Macbeth gazed at the expectant faces around the table and exchanged glances with Banquo before continuing. ‘Some of them screamed they were surrendering. The dust settled and the music system was shot to pieces, so it was finally quiet but still dark, and the situation was rather unclear. Duff and I started checking them out from our end of the room. There were no fatalities, but a number of them required medical attention, you might say. Duff shouted that he couldn’t find Sweno.’ Macbeth ran a finger through the condensation on the outside of his glass. ‘I spotted a door behind the end of the table where Sweno had been sitting. At that moment we heard motorbikes starting up. So we left the others and charged out into the yard. And there we saw three motorbikes on their way out of the gate, one of them was red, Sweno’s. And the guard, a bald guy with a moustache, jumped on his bike and followed. Duff was furious, wanted to give chase, but I said there were a few badly injured guys inside...’
‘Did you think that would stop Duff?’ a voice whispered. ‘Bastards lying around bleeding when he could catch Sweno?’
Macbeth turned. The voice in question was sitting alone in the next booth, his face hidden in the shadow beneath the dart club’s trophy cupboard.

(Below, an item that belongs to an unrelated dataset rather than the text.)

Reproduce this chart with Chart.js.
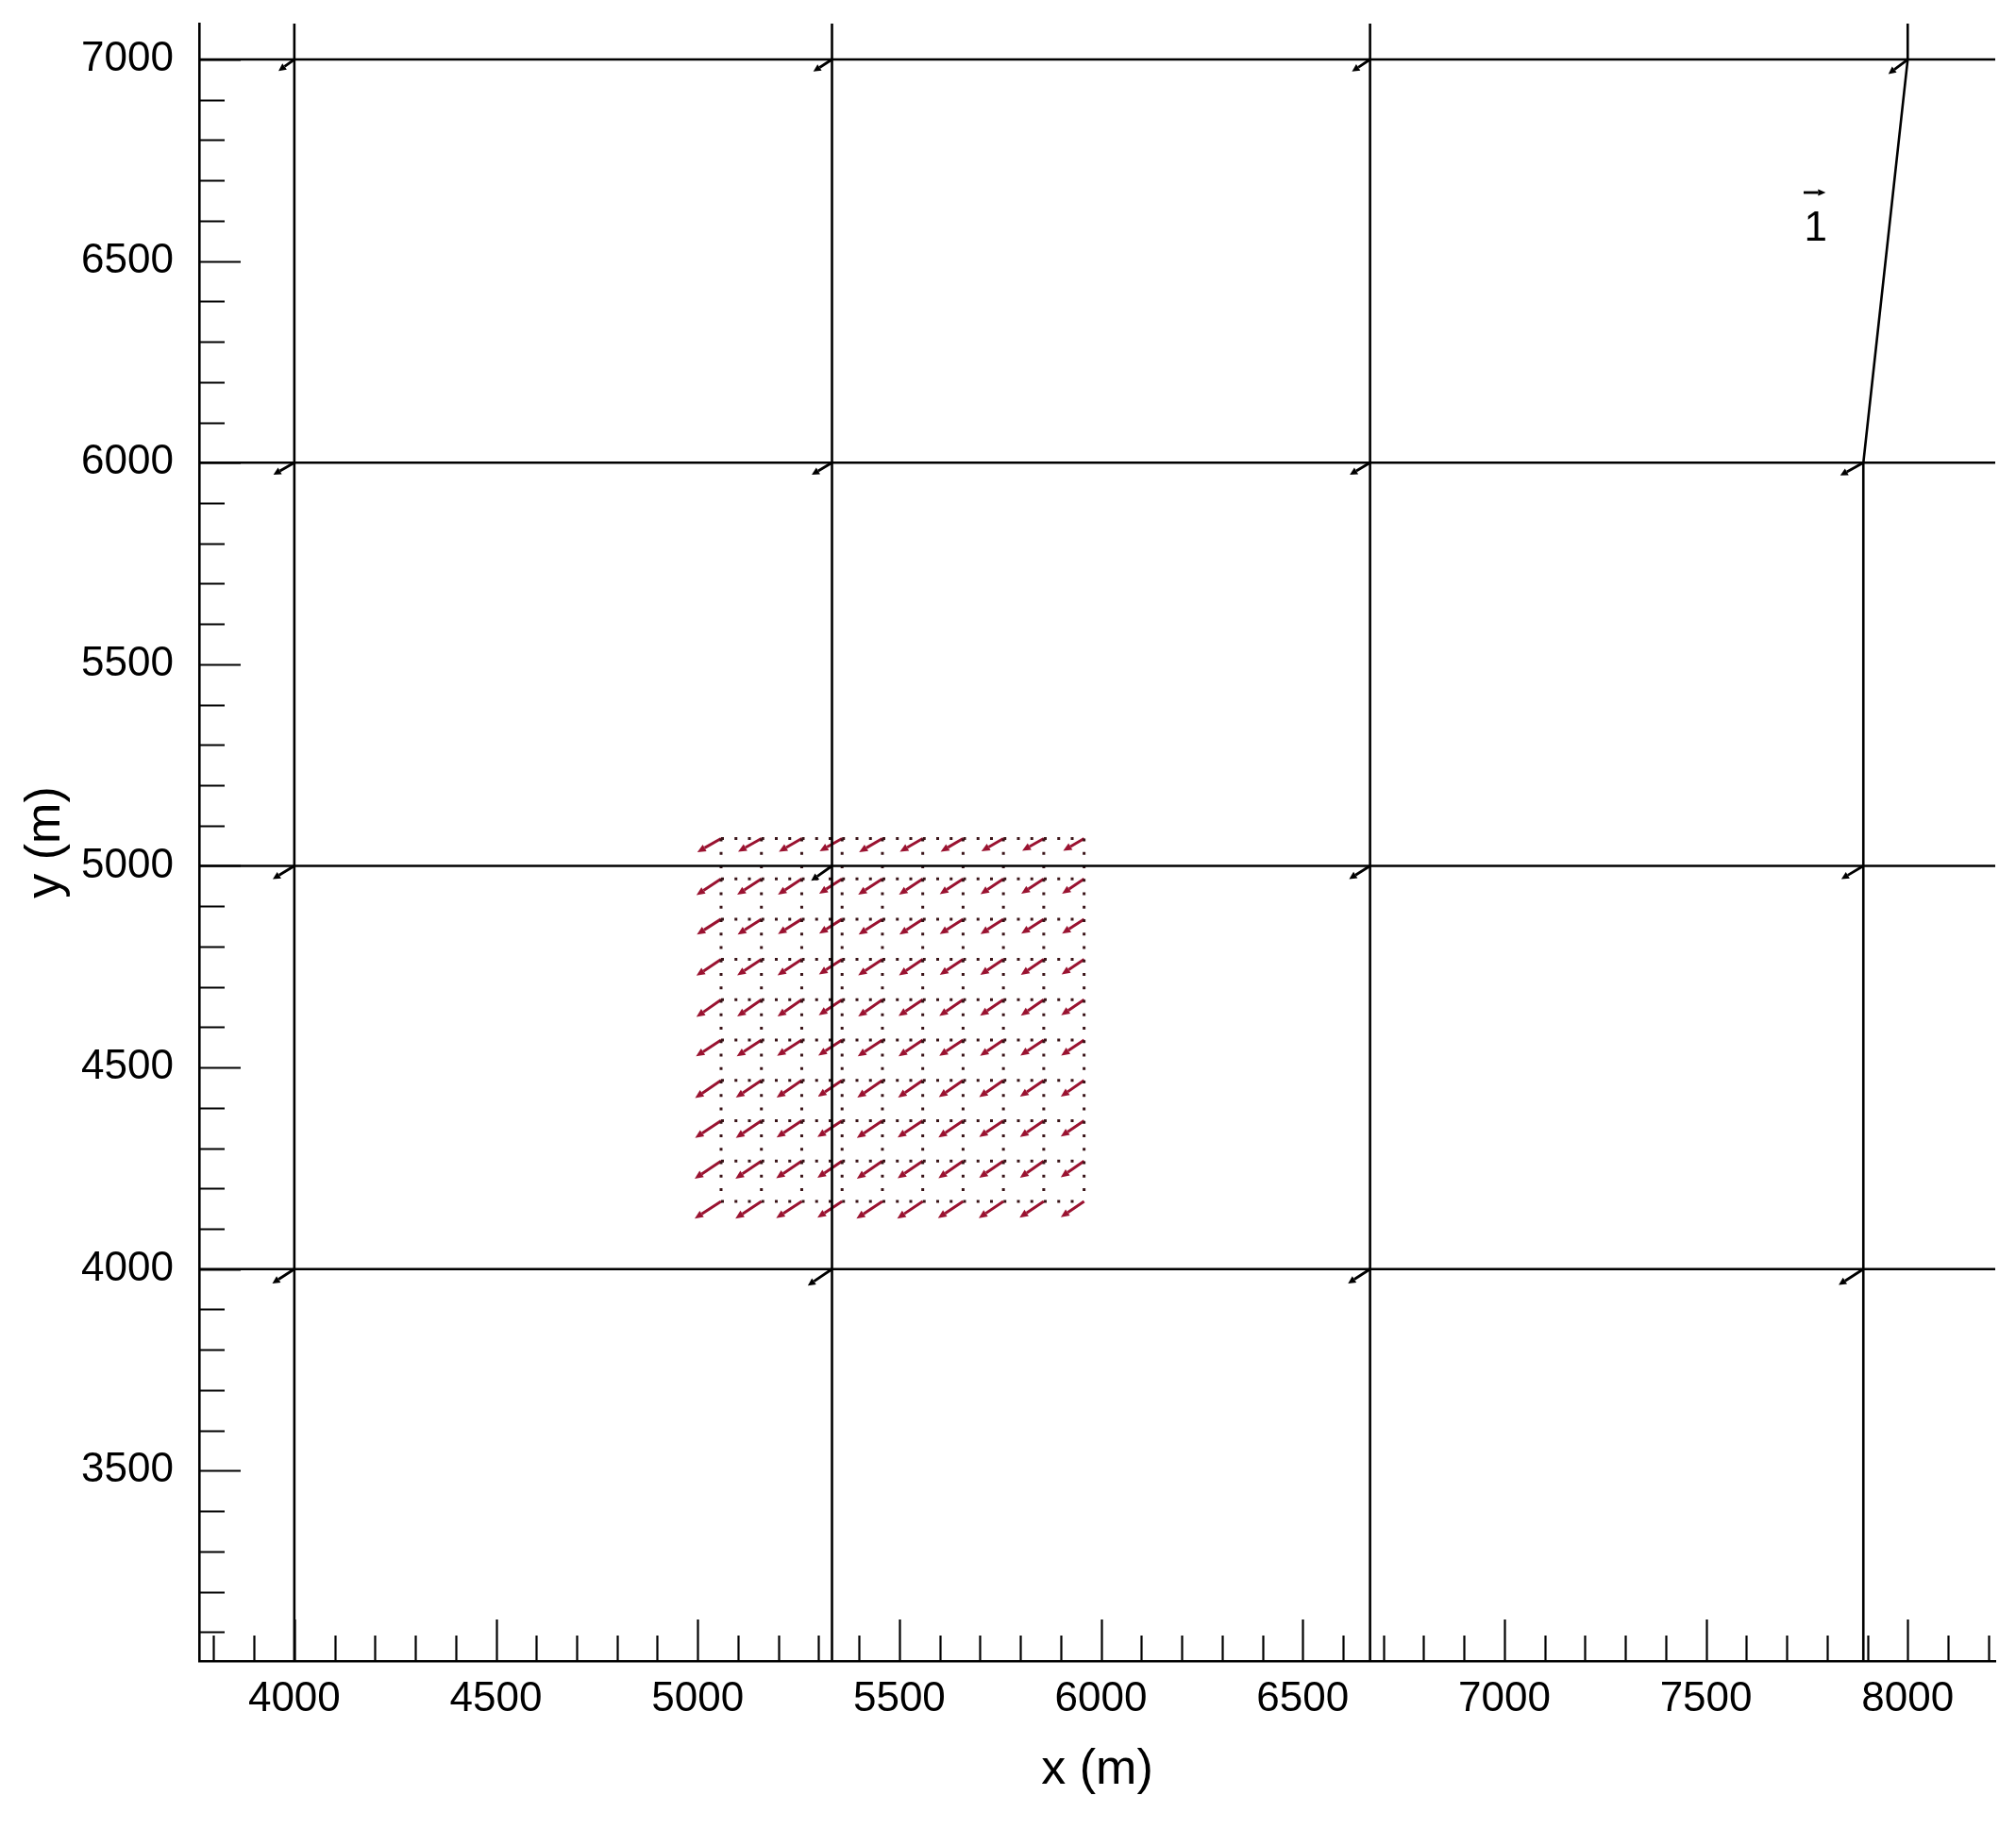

‘Did you think Duff would consider a few ordinary people’s lives when a heroic exploit was within reach?’ A beer mug was raised in the shadows. ‘After all there are careers to consider.’
Macbeth’s table had gone quiet.
Banquo coughed. ‘To hell with careers. We in SWAT don’t let defenceless people just die, Seyton. We don’t know what you in Narco do.’
Seyton leaned forward and the light fell on his face. ‘None of us in Narco quite know what we’re doing either, that’s the problem with a boss like Duff. But don’t let me interrupt your story, Macbeth. Did you go back in and tend their wounds?’
‘Sweno’s a murderer who would kill again if he had the chance,’ Macbeth said without letting go of Seyton’s eyes. ‘And Duff was worried they would escape across the bridge.’
‘I was afraid they’d get across the bridge, as the lorry had tried to do,’ Duff said. ‘So we jumped back on our bikes. We rode them as hard as we could. Plus a bit more. One miscalculated bend on the wet tarmac...’ Duff pushed the golden half-eaten crème brûlée across Lyon’s damask cloth, took the bottle of champagne from the cooler and refilled the other three’s glasses. ‘After the first hairpin bend at the bottom of the valley I saw the rear lights of four bikes and pressed on. In my mirror I saw Macbeth was still following.’
Duff cast a furtive glance at Chief Commissioner Duncan to see if his account was being well received. His gentle, friendly smile was hard to interpret. Duncan still hadn’t directly commented on the night’s stake-out, but wasn’t the fact that he had come to this little celebration an acknowledgement in itself? Perhaps, but the chief commissioner’s silence unsettled Duff. He felt more secure with the pale redhead leader of the Anti-Corruption Unit, Inspector Lennox, who with his customary enthusiasm leaned across the table swallowing every word. And the head of the Forensic Unit, Caithness, whose big green eyes told him she believed every scrap and crumb.